烟气轮机动叶片数控加工方法的研究

发布时间：2019-05-24 00:34

【摘要】：叶片类零件是航空航天发动机、轮船燃气轮机、烟气轮机以及电力行业中所用的发电机等动力机械的主要工作零部件,它们有着广泛的应用。这类零件在工作时,在经过烟气轮机动叶片的高温高速气体的推动下驱使主轴做旋转运动。叶片的设计结构以及加工制造精度对整个机器的工作效率有着直接的影响。YL型烟气轮机动叶片是一种复杂扭转的自由曲面零件,曲面造型困难,其加工工艺性较差,在对其进行加工时,动叶片的实体造型及数控机床要求很高。传统在普通的数控机床上先进行粗加工,再进行磨削、抛光等精加工;这种传统的加工方式不仅费时而且难以保证所加工曲面的精度与质量。

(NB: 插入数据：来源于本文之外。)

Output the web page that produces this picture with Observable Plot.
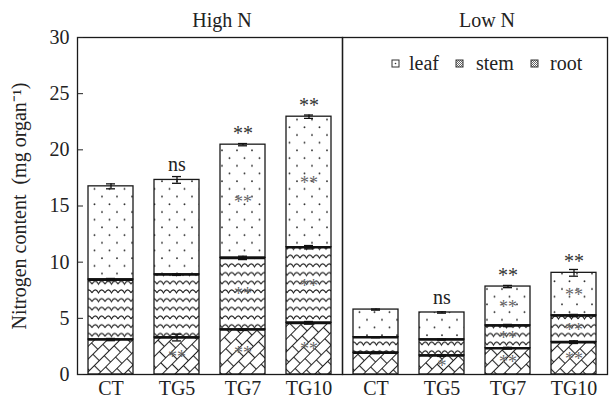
<!DOCTYPE html>
<html>
<head>
<meta charset="utf-8">
<script src="https://cdn.jsdelivr.net/npm/d3@7"></script>
<script src="https://cdn.jsdelivr.net/npm/@observablehq/plot@0.6"></script>
<style>
  body { margin: 0; background: #fff; }
  #wrap { position: relative; width: 610px; height: 401px; overflow: hidden; }
  #defs { position: absolute; width: 0; height: 0; }
  #legend { position: absolute; left: 0; top: 0; pointer-events: none; }
</style>
</head>
<body>
<svg id="defs" width="0" height="0">
  <defs>
    <pattern id="pLeaf" patternUnits="userSpaceOnUse" width="15" height="15.4">
      <circle cx="3.5" cy="4" r="0.95" fill="#333"/>
      <circle cx="11" cy="11.7" r="0.95" fill="#333"/>
    </pattern>
    <pattern id="pStem" patternUnits="userSpaceOnUse" width="13" height="8.7">
      <path d="M0,5.8 Q3.25,-0.2 6.5,5.8 Q9.75,-0.2 13,5.8" fill="none" stroke="#222" stroke-width="1.1"/>
    </pattern>
    <pattern id="pRoot" patternUnits="userSpaceOnUse" width="14" height="18" patternTransform="rotate(-45)">
      <path d="M0,0.5 H14 M0,9.5 H14 M3.5,0.5 V9.5 M10.5,9.5 V18.5" fill="none" stroke="#222" stroke-width="1.1"/>
    </pattern>
    <pattern id="pMini" patternUnits="userSpaceOnUse" width="2" height="2">
      <rect x="0" y="0" width="1" height="1" fill="#666"/>
      <rect x="1" y="1" width="1" height="1" fill="#666"/>
    </pattern>
  </defs>
</svg>
<div id="wrap"></div>
<script>
// ---- data ----
const levels = ["High N", "Low N"];
const treatments = ["CT", "TG5", "TG7", "TG10"];
const parts = ["leaf", "stem", "root"];
// organ N content (mg organ^-1), bars in order High N CT..TG10, Low N CT..TG10
const rootN = [3.11, 3.29, 4.00, 4.60, 1.93, 1.69, 2.34, 2.88];
const stemN = [5.34, 5.61, 6.38, 6.73, 1.39, 1.42, 2.02, 2.37];
const leafN = [8.30, 8.42, 10.08, 11.62, 2.46, 2.41, 3.47, 3.80];
// standard errors
const rootSE = [0.10, 0.30, 0.08, 0.12, 0.08, 0.08, 0.08, 0.12];
const stemSE = [0.10, 0.08, 0.15, 0.15, 0.05, 0.05, 0.10, 0.10];
const leafSE = [0.22, 0.30, 0.10, 0.15, 0.05, 0.06, 0.10, 0.30];
// significance marks
const rootSig = ["", "**", "**", "**", "", "*", "**", "**"];
const stemSig = ["", "", "**", "**", "", "", "**", "**"];
const leafSig = ["", "", "**", "**", "", "", "**", "**"];
const totalSig = ["", "ns", "**", "**", "", "ns", "**", "**"];
const yTicks = [0, 5, 10, 15, 20, 25, 30];
const yLabel = "Nitrogen content\u00a0 (mg organ\u207B\u00B9)";

// ---- build table ----
const segs = [];
const totals = [];
for (let i = 0; i < 8; i++) {
  const level = levels[Math.floor(i / 4)], trt = treatments[i % 4];
  const r = rootN[i], s = r + stemN[i], t = s + leafN[i];
  segs.push({level, trt, part: "root", y1: 0, y2: r, se: rootSE[i], sig: rootSig[i]});
  segs.push({level, trt, part: "stem", y1: r, y2: s, se: stemSE[i], sig: stemSig[i]});
  segs.push({level, trt, part: "leaf", y1: s, y2: t, se: leafSE[i], sig: leafSig[i]});
  totals.push({level, trt, t, top: t + leafSE[i], sig: totalSig[i]});
}
const fills = {leaf: "url(#pLeaf)", stem: "url(#pStem)", root: "url(#pRoot)"};
const common = {fx: "level", x: "trt"};
const FS = 20;

const chart = Plot.plot({
  width: 610,
  height: 401,
  marginTop: 37,
  marginBottom: 27,
  marginLeft: 76,
  marginRight: 3,
  style: {fontFamily: '"Liberation Serif", "Times New Roman", serif', fontSize: FS + "px", color: "#222", background: "#fff"},
  fx: {domain: levels, padding: 0, label: null},
  x: {domain: treatments, paddingInner: 0.32, paddingOuter: 0.16, label: null},
  y: {domain: [0, 30], label: yLabel},
  marks: [
    ...parts.map(p => Plot.barY(segs.filter(d => d.part === p), {
      ...common, y1: "y1", y2: "y2", fill: fills[p], stroke: "#1a1a1a", strokeWidth: 1.3
    })),
    Plot.tickY(segs.filter(d => d.part !== "leaf"), {...common, y: "y2", stroke: "#111", strokeWidth: 2.6}),
    // error bars
    Plot.ruleX(segs, {...common, y1: d => d.y2 - d.se, y2: d => d.y2 + d.se, stroke: "#111", strokeWidth: 1.3}),
    Plot.tickY(segs, {...common, y: d => d.y2 + d.se, insetLeft: 18, insetRight: 18, stroke: "#111", strokeWidth: 1.3}),
    Plot.tickY(segs, {...common, y: d => d.y2 - d.se, insetLeft: 18, insetRight: 18, stroke: "#111", strokeWidth: 1.3}),
    // inner significance
    Plot.text(segs.filter(d => d.sig), {...common, y: d => (d.y1 + d.y2) / 2, text: "sig", dy: 1, fill: "#666", fontSize: 18}),
    // top significance
    Plot.text(totals.filter(d => d.sig === "**"), {...common, y: "t", text: "sig", dy: -11, fill: "#333", fontSize: FS}),
    Plot.text(totals.filter(d => d.sig === "ns"), {...common, y: "t", text: "sig", dy: -15, fill: "#222", fontSize: FS}),
    Plot.frame({stroke: "#1a1a1a", strokeWidth: 1.3}),
    Plot.axisY(yTicks, {anchor: "left", tickSize: -6, tickPadding: 14, label: yLabel, labelAnchor: "center", labelOffset: 66, labelArrow: "none", fontSize: FS}),
    Plot.axisX({anchor: "bottom", tickSize: 0, tickPadding: 6, label: null, fontSize: FS}),
    Plot.axisFx({anchor: "top", tickSize: 0, tickPadding: 11, label: null, fontSize: FS, dx: 12})
  ]
});
const wrap = document.getElementById("wrap");
wrap.appendChild(chart);

// ---- legend (inside Low N panel) ----
const legendItems = [
  {name: "leaf", fill: "#fff", dot: true, sx: 392, tx: 409},
  {name: "stem", fill: "url(#pMini)", sx: 456, tx: 476},
  {name: "root", fill: "url(#pMini)", sx: 531, tx: 550}
];
const ns = "http://www.w3.org/2000/svg";
const lg = document.createElementNS(ns, "svg");
lg.setAttribute("id", "legend");
lg.setAttribute("width", 610);
lg.setAttribute("height", 401);
for (const it of legendItems) {
  const r = document.createElementNS(ns, "rect");
  r.setAttribute("x", it.sx); r.setAttribute("y", 60);
  r.setAttribute("width", 7); r.setAttribute("height", 7);
  r.setAttribute("fill", it.fill); r.setAttribute("stroke", "#333"); r.setAttribute("stroke-width", 1);
  lg.appendChild(r);
  if (it.dot) {
    const c = document.createElementNS(ns, "circle");
    c.setAttribute("cx", it.sx + 3.5); c.setAttribute("cy", 63.5); c.setAttribute("r", 0.8); c.setAttribute("fill", "#333");
    lg.appendChild(c);
  }
  const t = document.createElementNS(ns, "text");
  t.setAttribute("x", it.tx); t.setAttribute("y", 70);
  t.setAttribute("font-family", '"Liberation Serif", serif');
  t.setAttribute("font-size", FS); t.setAttribute("fill", "#222");
  t.textContent = it.name;
  lg.appendChild(t);
}
wrap.appendChild(lg);
</script>
</body>
</html>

随着数控技术的日益发展,目前此类零件采用多轴联动数控机床进行加工制造,从而保证了其加工精度以及提高了加工速度,但是在这种多轴联动的数控加工过程中,各个轴对烟气轮机动叶片相互作用,在力的作用下动叶片叶身极易发生形变,研究分析烟气轮机动叶片的加工方法是很有必要的。本文以YL型烟气轮机动叶片的数控加工的加工工艺规划、CAM编程技术、叶片加工过程中切削变形的有限元仿真等进行研究。对YL型动叶片的结构设计、动叶片空间型线坐标以及数控加工过程进行了分析研究。首先运用了NURBS曲线的拟合算法,将节点插入算法应用到了动叶片截面型线造型中,采用了UG软件中的NURBS样条曲线构造器功能,在多个截面上能够准确的绘制出了动叶片的截面曲线造型,并利用UG的NURBS曲面造型模块生成了YL型烟气轮机动叶片的实体模型。根据零件的结构特点进行工艺分析,运用UG的加工模块对其进行了加工仿真,并且生成了刀具轨迹。其次研究其在数控加工中的受力变形情况。运用ANSYS软件分析了在切削加工中零件在切削力的作用下的变形,分析了叶片的受力分布。最后对YL型烟气轮机动叶片的叶身曲面进行了CAM自动数控加工编程、生成了数控加工的NC代码,并在并在MAZAK Integrex 200-ST型五轴联动数控加工机床上进行加工试验验证,取得了良好的效果。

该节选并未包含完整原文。